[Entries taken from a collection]
============
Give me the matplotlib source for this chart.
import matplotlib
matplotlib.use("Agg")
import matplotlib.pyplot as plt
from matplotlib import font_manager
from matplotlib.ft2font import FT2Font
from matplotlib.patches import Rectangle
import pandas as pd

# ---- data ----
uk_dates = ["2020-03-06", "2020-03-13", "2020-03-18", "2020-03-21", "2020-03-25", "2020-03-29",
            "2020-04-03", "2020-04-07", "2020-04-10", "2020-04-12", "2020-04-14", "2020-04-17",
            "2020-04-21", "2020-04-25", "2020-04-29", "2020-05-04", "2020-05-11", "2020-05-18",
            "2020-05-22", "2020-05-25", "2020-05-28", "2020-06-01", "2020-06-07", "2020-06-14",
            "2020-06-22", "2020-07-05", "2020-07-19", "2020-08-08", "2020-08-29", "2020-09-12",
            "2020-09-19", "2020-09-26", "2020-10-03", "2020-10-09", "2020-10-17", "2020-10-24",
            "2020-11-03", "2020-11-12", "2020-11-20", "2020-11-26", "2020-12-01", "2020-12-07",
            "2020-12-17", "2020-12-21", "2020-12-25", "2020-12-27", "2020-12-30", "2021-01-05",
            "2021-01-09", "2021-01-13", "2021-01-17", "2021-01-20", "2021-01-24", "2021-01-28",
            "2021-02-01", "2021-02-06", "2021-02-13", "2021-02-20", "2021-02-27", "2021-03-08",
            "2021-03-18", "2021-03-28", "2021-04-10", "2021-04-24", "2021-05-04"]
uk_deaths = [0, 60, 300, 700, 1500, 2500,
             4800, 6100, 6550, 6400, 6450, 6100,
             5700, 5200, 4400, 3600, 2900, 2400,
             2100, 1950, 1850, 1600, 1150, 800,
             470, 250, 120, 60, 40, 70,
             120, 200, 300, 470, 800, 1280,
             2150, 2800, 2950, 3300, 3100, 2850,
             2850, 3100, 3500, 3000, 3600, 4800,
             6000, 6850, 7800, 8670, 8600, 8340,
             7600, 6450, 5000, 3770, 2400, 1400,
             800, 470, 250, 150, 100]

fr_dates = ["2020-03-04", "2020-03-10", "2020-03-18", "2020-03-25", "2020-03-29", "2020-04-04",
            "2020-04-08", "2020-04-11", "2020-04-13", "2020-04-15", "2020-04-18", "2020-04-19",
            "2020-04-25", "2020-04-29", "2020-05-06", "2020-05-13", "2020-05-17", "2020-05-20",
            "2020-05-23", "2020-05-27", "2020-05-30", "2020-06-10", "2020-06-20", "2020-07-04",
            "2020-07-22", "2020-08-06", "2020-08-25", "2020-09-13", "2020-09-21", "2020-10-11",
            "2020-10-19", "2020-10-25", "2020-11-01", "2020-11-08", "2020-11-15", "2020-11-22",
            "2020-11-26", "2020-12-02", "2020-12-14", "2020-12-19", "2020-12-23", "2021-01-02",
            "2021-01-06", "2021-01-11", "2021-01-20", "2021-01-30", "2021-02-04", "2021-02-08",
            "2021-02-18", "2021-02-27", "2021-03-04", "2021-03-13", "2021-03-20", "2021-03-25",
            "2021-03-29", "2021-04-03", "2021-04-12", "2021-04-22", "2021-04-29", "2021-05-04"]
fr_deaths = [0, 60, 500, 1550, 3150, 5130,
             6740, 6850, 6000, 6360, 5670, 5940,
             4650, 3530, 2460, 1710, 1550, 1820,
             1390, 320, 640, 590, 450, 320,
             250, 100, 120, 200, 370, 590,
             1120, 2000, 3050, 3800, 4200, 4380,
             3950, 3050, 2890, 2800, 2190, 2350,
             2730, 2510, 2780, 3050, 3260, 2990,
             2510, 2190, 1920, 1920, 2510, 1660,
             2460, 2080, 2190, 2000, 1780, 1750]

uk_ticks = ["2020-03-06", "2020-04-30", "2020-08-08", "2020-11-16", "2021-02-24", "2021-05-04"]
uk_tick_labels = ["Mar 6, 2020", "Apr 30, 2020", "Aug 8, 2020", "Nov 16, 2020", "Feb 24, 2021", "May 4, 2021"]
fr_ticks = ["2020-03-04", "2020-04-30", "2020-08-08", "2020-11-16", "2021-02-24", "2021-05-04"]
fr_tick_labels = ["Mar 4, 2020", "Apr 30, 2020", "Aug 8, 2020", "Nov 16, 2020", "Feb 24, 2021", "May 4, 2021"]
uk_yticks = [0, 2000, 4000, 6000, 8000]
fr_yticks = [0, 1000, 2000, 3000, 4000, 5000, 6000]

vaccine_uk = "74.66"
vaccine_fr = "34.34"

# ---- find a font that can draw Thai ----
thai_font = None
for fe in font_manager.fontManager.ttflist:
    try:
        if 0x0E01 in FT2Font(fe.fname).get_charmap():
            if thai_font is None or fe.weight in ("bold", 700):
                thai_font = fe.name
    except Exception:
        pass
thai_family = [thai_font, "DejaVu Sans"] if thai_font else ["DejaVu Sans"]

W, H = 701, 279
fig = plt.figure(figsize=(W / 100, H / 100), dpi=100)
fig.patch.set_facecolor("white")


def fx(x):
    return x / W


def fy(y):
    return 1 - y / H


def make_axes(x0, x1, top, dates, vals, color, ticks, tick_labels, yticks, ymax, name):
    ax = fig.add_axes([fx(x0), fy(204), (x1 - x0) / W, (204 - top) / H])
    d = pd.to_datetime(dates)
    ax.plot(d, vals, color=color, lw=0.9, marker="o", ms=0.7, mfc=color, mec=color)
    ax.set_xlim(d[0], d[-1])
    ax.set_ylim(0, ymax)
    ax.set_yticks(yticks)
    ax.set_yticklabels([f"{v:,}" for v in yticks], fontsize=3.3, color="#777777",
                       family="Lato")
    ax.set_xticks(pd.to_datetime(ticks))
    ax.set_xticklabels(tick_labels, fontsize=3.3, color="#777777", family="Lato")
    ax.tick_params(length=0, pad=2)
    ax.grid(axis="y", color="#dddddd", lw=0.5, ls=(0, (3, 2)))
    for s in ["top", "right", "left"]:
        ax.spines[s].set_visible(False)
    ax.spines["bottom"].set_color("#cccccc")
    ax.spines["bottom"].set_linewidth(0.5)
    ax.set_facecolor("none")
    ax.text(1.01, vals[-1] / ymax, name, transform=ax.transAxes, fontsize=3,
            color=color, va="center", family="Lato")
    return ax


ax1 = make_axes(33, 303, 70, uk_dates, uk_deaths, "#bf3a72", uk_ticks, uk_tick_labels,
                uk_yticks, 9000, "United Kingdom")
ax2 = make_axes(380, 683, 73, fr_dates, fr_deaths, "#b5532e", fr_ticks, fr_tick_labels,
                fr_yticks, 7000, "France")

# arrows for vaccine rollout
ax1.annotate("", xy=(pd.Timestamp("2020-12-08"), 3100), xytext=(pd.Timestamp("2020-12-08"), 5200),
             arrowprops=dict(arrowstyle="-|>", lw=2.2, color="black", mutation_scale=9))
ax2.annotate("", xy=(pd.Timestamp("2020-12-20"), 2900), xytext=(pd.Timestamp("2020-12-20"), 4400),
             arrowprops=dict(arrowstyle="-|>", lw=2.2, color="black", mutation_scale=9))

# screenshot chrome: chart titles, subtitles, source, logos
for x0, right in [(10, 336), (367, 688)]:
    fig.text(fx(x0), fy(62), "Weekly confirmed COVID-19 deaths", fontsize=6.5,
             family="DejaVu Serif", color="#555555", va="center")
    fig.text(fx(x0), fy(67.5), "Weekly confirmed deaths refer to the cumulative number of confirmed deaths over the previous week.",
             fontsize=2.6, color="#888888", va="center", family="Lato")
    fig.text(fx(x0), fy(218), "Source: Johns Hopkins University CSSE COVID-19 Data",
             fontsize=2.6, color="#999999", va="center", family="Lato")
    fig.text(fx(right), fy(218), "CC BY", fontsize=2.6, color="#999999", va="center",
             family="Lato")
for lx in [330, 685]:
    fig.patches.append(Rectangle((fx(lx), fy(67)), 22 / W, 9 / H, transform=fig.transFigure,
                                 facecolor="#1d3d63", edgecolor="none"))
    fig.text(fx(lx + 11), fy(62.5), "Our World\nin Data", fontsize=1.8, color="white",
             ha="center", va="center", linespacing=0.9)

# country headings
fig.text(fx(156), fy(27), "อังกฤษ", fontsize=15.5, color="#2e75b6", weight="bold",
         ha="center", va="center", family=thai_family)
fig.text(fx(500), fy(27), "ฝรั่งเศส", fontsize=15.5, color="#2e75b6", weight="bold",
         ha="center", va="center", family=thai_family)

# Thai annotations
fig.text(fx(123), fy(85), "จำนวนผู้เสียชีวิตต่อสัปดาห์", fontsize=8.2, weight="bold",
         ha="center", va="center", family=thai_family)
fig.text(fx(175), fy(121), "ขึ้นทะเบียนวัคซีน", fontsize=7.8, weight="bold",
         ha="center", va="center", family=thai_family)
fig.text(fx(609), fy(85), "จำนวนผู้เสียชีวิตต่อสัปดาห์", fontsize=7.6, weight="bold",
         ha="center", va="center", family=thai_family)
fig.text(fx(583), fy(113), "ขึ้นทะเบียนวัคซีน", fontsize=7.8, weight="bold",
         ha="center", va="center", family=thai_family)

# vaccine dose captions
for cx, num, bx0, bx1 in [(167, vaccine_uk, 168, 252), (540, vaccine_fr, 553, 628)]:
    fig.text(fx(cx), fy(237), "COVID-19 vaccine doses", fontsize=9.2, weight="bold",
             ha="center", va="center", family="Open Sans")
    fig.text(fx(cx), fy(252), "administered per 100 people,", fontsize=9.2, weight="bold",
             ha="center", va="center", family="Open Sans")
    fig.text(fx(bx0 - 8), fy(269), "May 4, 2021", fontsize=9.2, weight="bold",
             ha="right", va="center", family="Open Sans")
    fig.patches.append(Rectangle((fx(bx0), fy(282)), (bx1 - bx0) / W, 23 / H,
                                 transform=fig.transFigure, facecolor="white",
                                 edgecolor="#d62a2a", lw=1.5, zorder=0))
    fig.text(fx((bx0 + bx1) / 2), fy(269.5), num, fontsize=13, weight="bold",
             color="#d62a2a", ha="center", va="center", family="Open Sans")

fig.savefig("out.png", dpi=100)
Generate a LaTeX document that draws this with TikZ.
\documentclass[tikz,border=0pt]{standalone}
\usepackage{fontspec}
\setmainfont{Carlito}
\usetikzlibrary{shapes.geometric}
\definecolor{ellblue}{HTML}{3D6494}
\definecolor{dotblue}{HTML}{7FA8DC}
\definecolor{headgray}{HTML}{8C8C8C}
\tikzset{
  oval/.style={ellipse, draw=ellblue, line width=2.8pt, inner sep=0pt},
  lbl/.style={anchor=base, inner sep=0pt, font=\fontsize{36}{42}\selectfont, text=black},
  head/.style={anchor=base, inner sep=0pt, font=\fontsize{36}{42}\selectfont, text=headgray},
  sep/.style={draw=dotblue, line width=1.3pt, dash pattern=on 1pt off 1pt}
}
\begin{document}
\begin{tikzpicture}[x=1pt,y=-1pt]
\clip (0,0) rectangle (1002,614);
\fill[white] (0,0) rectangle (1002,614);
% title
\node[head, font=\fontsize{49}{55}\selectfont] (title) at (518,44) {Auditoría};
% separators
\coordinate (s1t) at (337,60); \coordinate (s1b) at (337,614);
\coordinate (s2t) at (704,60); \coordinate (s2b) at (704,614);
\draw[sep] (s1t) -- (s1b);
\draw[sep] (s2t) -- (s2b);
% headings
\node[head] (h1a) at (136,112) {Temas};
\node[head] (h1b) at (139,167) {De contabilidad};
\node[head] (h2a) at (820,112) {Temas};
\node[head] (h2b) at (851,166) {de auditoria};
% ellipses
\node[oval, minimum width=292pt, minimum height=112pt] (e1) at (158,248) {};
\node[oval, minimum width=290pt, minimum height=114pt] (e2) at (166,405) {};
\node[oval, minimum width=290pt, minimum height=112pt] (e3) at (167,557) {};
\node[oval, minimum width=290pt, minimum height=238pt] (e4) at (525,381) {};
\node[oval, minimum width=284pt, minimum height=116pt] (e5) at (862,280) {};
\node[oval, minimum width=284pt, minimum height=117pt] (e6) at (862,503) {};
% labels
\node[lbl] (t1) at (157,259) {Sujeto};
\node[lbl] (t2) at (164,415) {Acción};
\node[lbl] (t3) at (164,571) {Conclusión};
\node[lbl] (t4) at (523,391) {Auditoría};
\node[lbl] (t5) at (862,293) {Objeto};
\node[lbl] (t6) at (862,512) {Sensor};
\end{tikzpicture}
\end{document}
============
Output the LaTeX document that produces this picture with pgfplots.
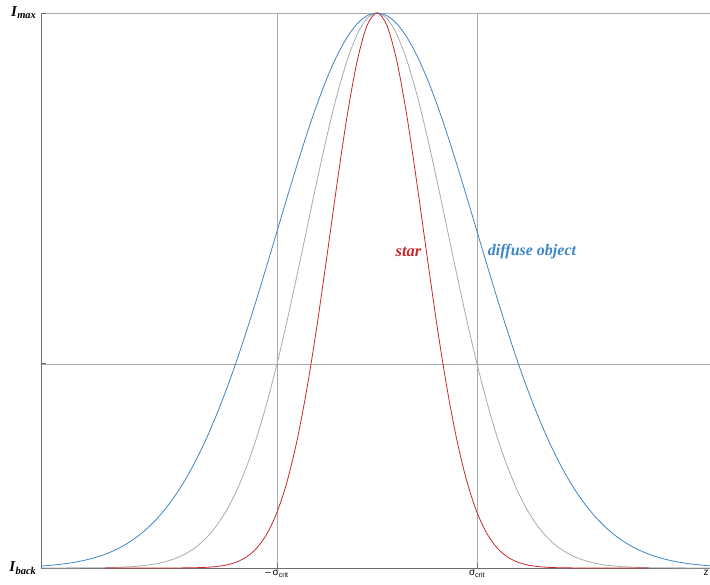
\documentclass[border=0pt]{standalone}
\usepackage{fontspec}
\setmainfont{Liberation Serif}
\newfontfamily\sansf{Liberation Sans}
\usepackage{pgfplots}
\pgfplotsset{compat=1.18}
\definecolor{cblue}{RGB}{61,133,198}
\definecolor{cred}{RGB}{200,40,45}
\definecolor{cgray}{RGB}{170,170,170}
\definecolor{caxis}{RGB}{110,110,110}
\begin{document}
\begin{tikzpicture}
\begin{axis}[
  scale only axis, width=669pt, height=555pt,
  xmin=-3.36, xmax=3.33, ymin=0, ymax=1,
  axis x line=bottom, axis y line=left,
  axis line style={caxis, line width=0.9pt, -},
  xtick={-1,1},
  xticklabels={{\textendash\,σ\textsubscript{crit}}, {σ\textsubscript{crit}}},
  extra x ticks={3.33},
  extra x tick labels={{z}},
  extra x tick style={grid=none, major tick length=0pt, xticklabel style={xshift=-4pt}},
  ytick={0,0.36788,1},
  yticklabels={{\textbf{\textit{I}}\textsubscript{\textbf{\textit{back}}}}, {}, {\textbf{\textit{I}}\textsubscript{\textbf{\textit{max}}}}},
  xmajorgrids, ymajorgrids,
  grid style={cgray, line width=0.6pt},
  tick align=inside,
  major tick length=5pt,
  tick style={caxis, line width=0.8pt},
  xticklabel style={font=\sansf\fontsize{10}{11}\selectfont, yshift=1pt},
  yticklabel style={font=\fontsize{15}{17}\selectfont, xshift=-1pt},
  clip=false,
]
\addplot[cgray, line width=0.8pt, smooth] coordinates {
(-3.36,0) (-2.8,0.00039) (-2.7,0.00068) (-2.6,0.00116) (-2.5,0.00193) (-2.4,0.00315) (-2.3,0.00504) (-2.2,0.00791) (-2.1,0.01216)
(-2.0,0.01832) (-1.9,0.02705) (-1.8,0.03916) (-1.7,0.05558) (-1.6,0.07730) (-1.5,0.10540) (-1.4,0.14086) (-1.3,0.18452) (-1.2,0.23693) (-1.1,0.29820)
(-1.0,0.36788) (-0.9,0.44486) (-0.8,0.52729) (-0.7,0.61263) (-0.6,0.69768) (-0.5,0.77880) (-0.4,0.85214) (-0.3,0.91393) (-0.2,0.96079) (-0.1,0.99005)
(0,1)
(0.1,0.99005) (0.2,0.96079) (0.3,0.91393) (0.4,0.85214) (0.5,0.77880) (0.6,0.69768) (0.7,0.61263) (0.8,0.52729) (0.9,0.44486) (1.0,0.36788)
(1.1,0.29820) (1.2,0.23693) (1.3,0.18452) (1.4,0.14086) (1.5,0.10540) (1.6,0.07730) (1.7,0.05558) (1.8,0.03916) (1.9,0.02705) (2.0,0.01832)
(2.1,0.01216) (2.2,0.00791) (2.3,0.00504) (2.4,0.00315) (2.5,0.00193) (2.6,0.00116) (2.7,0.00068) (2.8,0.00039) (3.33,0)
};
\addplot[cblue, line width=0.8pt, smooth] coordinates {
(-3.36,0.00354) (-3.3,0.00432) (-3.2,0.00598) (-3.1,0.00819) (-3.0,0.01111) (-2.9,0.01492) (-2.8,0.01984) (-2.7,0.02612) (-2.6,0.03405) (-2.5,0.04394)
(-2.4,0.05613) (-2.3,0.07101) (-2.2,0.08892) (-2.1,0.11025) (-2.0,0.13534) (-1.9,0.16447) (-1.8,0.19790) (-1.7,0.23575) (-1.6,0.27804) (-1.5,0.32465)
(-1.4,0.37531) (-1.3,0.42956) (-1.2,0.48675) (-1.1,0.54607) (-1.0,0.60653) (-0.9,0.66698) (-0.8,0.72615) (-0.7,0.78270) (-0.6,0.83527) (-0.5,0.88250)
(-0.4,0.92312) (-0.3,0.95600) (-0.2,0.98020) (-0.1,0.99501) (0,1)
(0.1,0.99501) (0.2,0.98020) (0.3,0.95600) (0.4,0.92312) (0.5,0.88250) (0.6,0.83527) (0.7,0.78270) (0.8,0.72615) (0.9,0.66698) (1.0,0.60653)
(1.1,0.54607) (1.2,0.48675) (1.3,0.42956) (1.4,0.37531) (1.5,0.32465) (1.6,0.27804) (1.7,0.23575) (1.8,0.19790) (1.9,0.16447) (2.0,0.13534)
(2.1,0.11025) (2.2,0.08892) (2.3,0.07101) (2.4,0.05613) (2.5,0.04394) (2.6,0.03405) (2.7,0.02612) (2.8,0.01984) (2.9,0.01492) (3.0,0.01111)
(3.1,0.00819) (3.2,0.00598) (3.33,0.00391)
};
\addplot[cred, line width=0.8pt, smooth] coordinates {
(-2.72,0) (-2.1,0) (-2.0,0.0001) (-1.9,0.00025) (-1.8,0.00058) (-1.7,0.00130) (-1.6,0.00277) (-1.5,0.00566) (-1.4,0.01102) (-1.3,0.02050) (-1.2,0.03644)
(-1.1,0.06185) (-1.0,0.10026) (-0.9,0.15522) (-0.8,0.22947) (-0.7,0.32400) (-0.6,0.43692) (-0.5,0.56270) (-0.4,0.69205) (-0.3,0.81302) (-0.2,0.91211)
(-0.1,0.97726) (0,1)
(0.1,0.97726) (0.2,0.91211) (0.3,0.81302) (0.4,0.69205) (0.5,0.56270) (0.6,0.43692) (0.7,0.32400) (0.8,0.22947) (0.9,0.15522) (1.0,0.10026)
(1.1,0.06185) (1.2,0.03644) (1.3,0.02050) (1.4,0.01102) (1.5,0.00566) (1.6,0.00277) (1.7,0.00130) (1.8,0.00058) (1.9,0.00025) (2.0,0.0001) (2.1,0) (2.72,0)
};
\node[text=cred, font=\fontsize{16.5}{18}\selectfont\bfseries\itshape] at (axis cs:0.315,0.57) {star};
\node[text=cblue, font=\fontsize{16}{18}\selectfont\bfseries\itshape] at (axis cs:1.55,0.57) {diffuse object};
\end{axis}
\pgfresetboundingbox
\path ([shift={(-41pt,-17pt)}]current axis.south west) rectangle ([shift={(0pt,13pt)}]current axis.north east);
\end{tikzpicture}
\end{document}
============
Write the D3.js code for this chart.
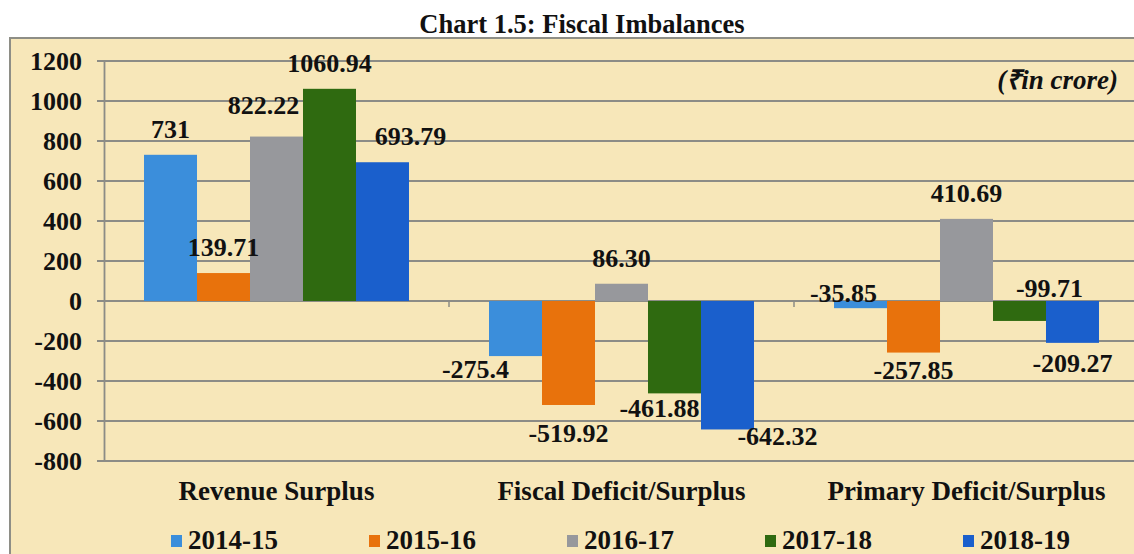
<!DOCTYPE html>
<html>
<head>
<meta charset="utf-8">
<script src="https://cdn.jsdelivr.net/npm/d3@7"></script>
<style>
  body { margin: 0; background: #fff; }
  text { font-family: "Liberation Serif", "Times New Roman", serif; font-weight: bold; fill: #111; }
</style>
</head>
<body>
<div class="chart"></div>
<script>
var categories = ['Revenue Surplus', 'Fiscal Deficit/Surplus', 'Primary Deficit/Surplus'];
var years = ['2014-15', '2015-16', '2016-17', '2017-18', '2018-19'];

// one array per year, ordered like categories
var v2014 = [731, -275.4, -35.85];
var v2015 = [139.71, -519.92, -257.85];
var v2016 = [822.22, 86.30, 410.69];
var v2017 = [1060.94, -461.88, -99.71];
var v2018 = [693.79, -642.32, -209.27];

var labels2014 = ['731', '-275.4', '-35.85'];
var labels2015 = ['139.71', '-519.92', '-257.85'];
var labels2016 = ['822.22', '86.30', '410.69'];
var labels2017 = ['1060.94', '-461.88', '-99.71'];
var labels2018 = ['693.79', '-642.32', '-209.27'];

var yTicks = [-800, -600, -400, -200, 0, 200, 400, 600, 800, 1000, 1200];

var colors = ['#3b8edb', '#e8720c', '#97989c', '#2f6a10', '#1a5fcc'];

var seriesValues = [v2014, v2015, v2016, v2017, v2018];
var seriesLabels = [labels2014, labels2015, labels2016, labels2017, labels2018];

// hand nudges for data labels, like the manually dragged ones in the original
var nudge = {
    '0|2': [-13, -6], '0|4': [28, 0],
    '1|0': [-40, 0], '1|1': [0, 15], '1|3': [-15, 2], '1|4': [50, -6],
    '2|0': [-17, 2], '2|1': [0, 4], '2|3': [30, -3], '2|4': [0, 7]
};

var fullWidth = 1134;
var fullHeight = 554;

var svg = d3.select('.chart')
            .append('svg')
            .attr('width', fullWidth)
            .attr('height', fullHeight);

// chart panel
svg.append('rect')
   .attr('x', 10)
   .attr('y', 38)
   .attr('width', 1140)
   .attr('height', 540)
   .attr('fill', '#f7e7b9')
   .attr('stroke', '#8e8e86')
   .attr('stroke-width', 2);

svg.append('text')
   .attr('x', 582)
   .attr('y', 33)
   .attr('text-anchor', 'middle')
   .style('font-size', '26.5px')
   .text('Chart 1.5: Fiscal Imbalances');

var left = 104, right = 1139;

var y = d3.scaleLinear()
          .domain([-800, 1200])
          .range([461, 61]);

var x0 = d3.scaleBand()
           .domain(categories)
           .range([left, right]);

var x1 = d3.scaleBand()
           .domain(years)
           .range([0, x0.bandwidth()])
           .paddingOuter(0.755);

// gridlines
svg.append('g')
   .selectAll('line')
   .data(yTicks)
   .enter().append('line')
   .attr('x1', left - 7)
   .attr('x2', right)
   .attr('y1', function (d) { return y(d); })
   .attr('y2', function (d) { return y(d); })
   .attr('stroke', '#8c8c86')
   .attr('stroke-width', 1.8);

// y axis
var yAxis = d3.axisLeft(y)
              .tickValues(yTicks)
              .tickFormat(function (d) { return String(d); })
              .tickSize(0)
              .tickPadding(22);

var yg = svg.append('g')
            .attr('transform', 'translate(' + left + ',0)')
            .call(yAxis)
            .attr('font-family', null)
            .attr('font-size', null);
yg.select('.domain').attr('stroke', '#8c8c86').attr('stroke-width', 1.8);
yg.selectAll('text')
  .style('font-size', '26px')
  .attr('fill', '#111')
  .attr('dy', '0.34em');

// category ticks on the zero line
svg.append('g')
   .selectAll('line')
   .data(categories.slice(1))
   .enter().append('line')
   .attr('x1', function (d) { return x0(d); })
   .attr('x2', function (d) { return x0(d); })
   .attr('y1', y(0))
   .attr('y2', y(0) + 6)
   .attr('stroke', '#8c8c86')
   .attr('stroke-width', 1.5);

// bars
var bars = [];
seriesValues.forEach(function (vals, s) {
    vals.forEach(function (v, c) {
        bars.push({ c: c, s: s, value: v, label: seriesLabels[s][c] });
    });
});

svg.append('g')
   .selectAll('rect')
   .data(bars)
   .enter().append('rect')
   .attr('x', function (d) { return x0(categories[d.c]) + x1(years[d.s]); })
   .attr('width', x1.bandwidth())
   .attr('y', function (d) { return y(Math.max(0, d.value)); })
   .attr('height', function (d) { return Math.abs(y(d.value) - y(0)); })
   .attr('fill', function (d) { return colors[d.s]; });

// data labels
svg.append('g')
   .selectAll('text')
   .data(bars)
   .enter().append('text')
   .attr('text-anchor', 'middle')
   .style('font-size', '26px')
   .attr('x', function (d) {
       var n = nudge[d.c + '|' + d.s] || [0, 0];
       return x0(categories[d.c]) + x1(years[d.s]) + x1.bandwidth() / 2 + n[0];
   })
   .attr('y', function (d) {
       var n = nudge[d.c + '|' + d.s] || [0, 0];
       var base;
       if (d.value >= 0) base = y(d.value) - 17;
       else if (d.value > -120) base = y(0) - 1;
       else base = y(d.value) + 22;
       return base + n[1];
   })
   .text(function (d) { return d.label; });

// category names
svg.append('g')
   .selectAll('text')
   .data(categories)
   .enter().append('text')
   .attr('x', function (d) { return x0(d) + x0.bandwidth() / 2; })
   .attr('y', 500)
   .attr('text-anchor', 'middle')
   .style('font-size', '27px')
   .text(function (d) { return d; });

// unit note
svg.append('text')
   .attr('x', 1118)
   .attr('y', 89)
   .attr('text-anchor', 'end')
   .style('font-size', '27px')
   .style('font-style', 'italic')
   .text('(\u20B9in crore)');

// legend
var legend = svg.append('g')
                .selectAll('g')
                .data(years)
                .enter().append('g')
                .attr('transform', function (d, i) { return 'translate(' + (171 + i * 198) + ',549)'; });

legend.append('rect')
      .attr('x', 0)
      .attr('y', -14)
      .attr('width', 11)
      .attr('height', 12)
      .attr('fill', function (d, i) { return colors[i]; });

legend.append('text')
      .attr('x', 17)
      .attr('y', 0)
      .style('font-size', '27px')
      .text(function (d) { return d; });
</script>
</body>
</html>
============
> To do
Copy only the lines above from the one containing "Write the D3.js code for this chart." through the one containing "var left = 104, right = 1139;", both included. Leave out the pictures.

> Exercise solution
Write the D3.js code for this chart.
<!DOCTYPE html>
<html>
<head>
<meta charset="utf-8">
<script src="https://cdn.jsdelivr.net/npm/d3@7"></script>
<style>
  body { margin: 0; background: #fff; }
  text { font-family: "Liberation Serif", "Times New Roman", serif; font-weight: bold; fill: #111; }
</style>
</head>
<body>
<div class="chart"></div>
<script>
var categories = ['Revenue Surplus', 'Fiscal Deficit/Surplus', 'Primary Deficit/Surplus'];
var years = ['2014-15', '2015-16', '2016-17', '2017-18', '2018-19'];

// one array per year, ordered like categories
var v2014 = [731, -275.4, -35.85];
var v2015 = [139.71, -519.92, -257.85];
var v2016 = [822.22, 86.30, 410.69];
var v2017 = [1060.94, -461.88, -99.71];
var v2018 = [693.79, -642.32, -209.27];

var labels2014 = ['731', '-275.4', '-35.85'];
var labels2015 = ['139.71', '-519.92', '-257.85'];
var labels2016 = ['822.22', '86.30', '410.69'];
var labels2017 = ['1060.94', '-461.88', '-99.71'];
var labels2018 = ['693.79', '-642.32', '-209.27'];

var yTicks = [-800, -600, -400, -200, 0, 200, 400, 600, 800, 1000, 1200];

var colors = ['#3b8edb', '#e8720c', '#97989c', '#2f6a10', '#1a5fcc'];

var seriesValues = [v2014, v2015, v2016, v2017, v2018];
var seriesLabels = [labels2014, labels2015, labels2016, labels2017, labels2018];

// hand nudges for data labels, like the manually dragged ones in the original
var nudge = {
    '0|2': [-13, -6], '0|4': [28, 0],
    '1|0': [-40, 0], '1|1': [0, 15], '1|3': [-15, 2], '1|4': [50, -6],
    '2|0': [-17, 2], '2|1': [0, 4], '2|3': [30, -3], '2|4': [0, 7]
};

var fullWidth = 1134;
var fullHeight = 554;

var svg = d3.select('.chart')
            .append('svg')
            .attr('width', fullWidth)
            .attr('height', fullHeight);

// chart panel
svg.append('rect')
   .attr('x', 10)
   .attr('y', 38)
   .attr('width', 1140)
   .attr('height', 540)
   .attr('fill', '#f7e7b9')
   .attr('stroke', '#8e8e86')
   .attr('stroke-width', 2);

svg.append('text')
   .attr('x', 582)
   .attr('y', 33)
   .attr('text-anchor', 'middle')
   .style('font-size', '26.5px')
   .text('Chart 1.5: Fiscal Imbalances');

var left = 104, right = 1139;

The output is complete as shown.